The author of the account admits that only a few of his readers will acknowledge his revelation and so come to saving knowledge. As the Savior tells him, “From you I have established a base for the remnant whom I have summoned to knowledge” (71.19–20). Those without this knowledge are “blind ones who have no guide” (72.12–13). It is, in other words, the revelatory vision of Peter, not the church leaders, that is to lead the people. And so we learn that those who teach the community, the priests and scribes who praise the Savior, are “blind and deaf” (73.13–14). They think they are praising the Savior but they are instead blaspheming.
And they welcome as their followers those who “praise the men of the propagation of falsehood, those who will come after you” (74.10–12). These would be Peter’s supposed successors, who were presumably the leaders of the churches in his wake. But the members of the community “will become greatly defiled and they will fall into a name of error and into the hand of an evil cunning man and a manifold dogma, and they will be ruled heretically” (74.16–23). Moreover, “some of them will blaspheme the truth and proclaim evil teaching” (74.22–25).
These church leaders proclaim what they think is truth, but they misunderstand what it is they preach; at the same time, they arrogantly think they have a corner on the truth: “some who do not understand mystery speak of things which
they do not understand, but they will boast that the mystery of the truth is theirs alone” (76.27–34). What is more, “many others who oppose the truth and are the messengers of error, will set up their error and their law against these pure thoughts of mine.… They do business in my word” (77.22–78.1). The author then moves to specifics, making it perfectly clear that he has been referring to the appointed leaders of the (proto-orthodox) churches: “And there shall be others of those who are outside our number who name themselves bishop and also deacons, as if they have received their authority from God. They bend themselves under the judgment of the leaders. Those people are dry canals” (79.22–31).
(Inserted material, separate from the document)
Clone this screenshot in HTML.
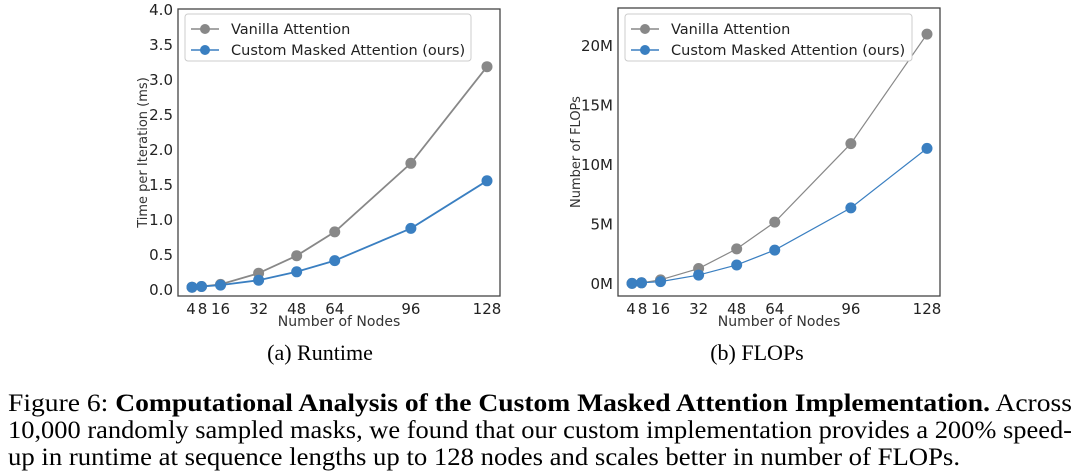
<!DOCTYPE html>
<html><head><meta charset="utf-8"><style>
body{margin:0;background:#fff;}
svg{display:block;font-family:"DejaVu Sans","Liberation Sans",sans-serif;}
.cap{font-family:"Liberation Serif",serif;font-size:25px;fill:#000;}
.sub{font-family:"Liberation Serif",serif;font-size:22px;fill:#000;}
</style></head><body>
<svg id="fig" width="1080" height="476" viewBox="0 0 1080 476">
<g id="chartA"></g>
<g id="chartB"></g>
<text class="sub" x="320" y="360" text-anchor="middle">(a) Runtime</text>
<text class="sub" x="757" y="360" text-anchor="middle">(b) FLOPs</text>
<text class="cap" x="8" y="411" textLength="1064" lengthAdjust="spacingAndGlyphs">Figure 6: <tspan font-weight="bold">Computational Analysis of the Custom Masked Attention Implementation.</tspan> Across</text>
<text class="cap" x="8" y="438" textLength="1064" lengthAdjust="spacingAndGlyphs">10,000 randomly sampled masks, we found that our custom implementation provides a 200% speed-</text>
<text class="cap" x="8" y="465" textLength="952" lengthAdjust="spacingAndGlyphs">up in runtime at sequence lengths up to 128 nodes and scales better in number of FLOPs.</text>
</svg>
<script>
const nodes=[4,8,16,32,48,64,96,128];
const tickLabels=["4","8","16","32","48","64","96","128"];
const runtimeVanilla=[0.04,0.05,0.08,0.24,0.49,0.83,1.81,3.19];
const runtimeCustom=[0.04,0.05,0.07,0.14,0.26,0.42,0.88,1.56];
const runtimeTicks=[0,0.5,1.0,1.5,2.0,2.5,3.0,3.5,4.0];
const flopsVanilla=[0.05,0.1,0.35,1.3,2.95,5.2,11.8,21.0];
const flopsCustom=[0.05,0.1,0.2,0.75,1.6,2.85,6.4,11.4];
const flopsTicks=[0,5,10,15,20];
const NS='http://www.w3.org/2000/svg';
function mk(p,t,a){const e=document.createElementNS(NS,t);for(const k in a)e.setAttribute(k,a[k]);p.appendChild(e);return e;}
function draw(g,cfg){
  const xs=v=>cfg.x0+(v-4)/124*(cfg.x1-cfg.x0);
  const ys=v=>cfg.y0-(v-cfg.ymin)/(cfg.ymax-cfg.ymin)*(cfg.y0-cfg.yTop);
  const fr=mk(g,'rect',{x:cfg.bx0,y:cfg.by0,width:cfg.bx1-cfg.bx0,height:cfg.by1-cfg.by0,fill:'none',stroke:'#444','stroke-width':1.3});
  
  
  cfg.yt.forEach(v=>{
    const t=mk(g,'text',{x:cfg.bx0-5,y:ys(v)+5,'text-anchor':'end','font-size':15,fill:'#222'});
    t.textContent=cfg.fmt(v);
    
    
  });
  nodes.forEach((n,i)=>{
    let dx=0; if(i===0)dx=-1; if(i===1)dx=1;
    const t=mk(g,'text',{x:xs(n)+dx,y:cfg.by1+18,'text-anchor':'middle','font-size':15,fill:'#222'});
    t.textContent=tickLabels[i];
    
    
  });
  const xl=mk(g,'text',{x:(cfg.bx0+cfg.bx1)/2,y:cfg.by1+30,'text-anchor':'middle','font-size':14,fill:'#333'});
  xl.textContent='Number of Nodes';
  
  
  const cy=(cfg.by0+cfg.by1)/2;
  const yl=mk(g,'text',{x:cfg.ylx,y:cy,'text-anchor':'middle','font-size':13,fill:'#333',transform:`rotate(-90 ${cfg.ylx} ${cy})`});
  yl.textContent=cfg.ytitle;
  
  
  [[cfg.v,'#888888','vanilla-series'],[cfg.c,'#3a7fc1','custom-series']].forEach(([d,col,nm])=>{
    const pl=mk(g,'polyline',{points:d.map((v,i)=>xs(nodes[i])+','+ys(v)).join(' '),fill:'none',stroke:col,'stroke-width':cfg.lw});
    
    
    d.forEach((v,i)=>{
      const c=mk(g,'circle',{cx:xs(nodes[i]),cy:ys(v),r:5.5,fill:col});
      
      
    });
  });
  const lg=mk(g,'g',{});
  
  
  mk(lg,'rect',{x:cfg.lx,y:14,width:cfg.lw2,height:47,rx:3,fill:'#fff',stroke:'#ccc'});
  [['Vanilla Attention','#888888',29],['Custom Masked Attention (ours)','#3a7fc1',50]].forEach(([s,col,y])=>{
    const e=mk(lg,'g',{});
    
    
    mk(e,'line',{x1:cfg.lx+6,x2:cfg.lx+34,y1:y,y2:y,stroke:col,'stroke-width':1.5});
    mk(e,'circle',{cx:cfg.lx+20,cy:y,r:5,fill:col});
    const t=mk(e,'text',{x:cfg.lx+46,y:y+5,'font-size':14.5,fill:'#222'});t.textContent=s;
  });
}
draw(document.getElementById('chartA'),{bx0:178,bx1:500,by0:9,by1:296,x0:192,x1:487,y0:290,yTop:10,ymin:0,ymax:4,
  v:runtimeVanilla,c:runtimeCustom,yt:runtimeTicks,fmt:v=>v.toFixed(1),ytitle:'Time per Iteration (ms)',ylx:147,lw:1.8,lx:185,lw2:286});
draw(document.getElementById('chartB'),{bx0:618,bx1:940,by0:8,by1:296,x0:632,x1:927,y0:284,yTop:46,ymin:0,ymax:20,
  v:flopsVanilla,c:flopsCustom,yt:flopsTicks,fmt:v=>v+'M',ytitle:'Number of FLOPs',ylx:580,lw:1.2,lx:625,lw2:287});
</script>
</body></html>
These appointed officers of the church will be hugely successful. Peter fears that “there are multitudes that will mislead other multitudes of living ones, and destroy them among themselves. And when they speak your name they will be believed” (80.3–7). To this the Savior responds: “for a time determined for them in proportion to their error they will rule over the little ones” (80.8–11). But these leaders “say evil things against each other” (74.26–27) and they “are divided among themselves” (82.33).
There is strong disagreement among scholars whether the Coptic Apocalypse of Peter, in its entirety, is directed against only one set of enemies or is, instead, fighting battles on numerous fronts, with three or even as many as seven opposing groups in view.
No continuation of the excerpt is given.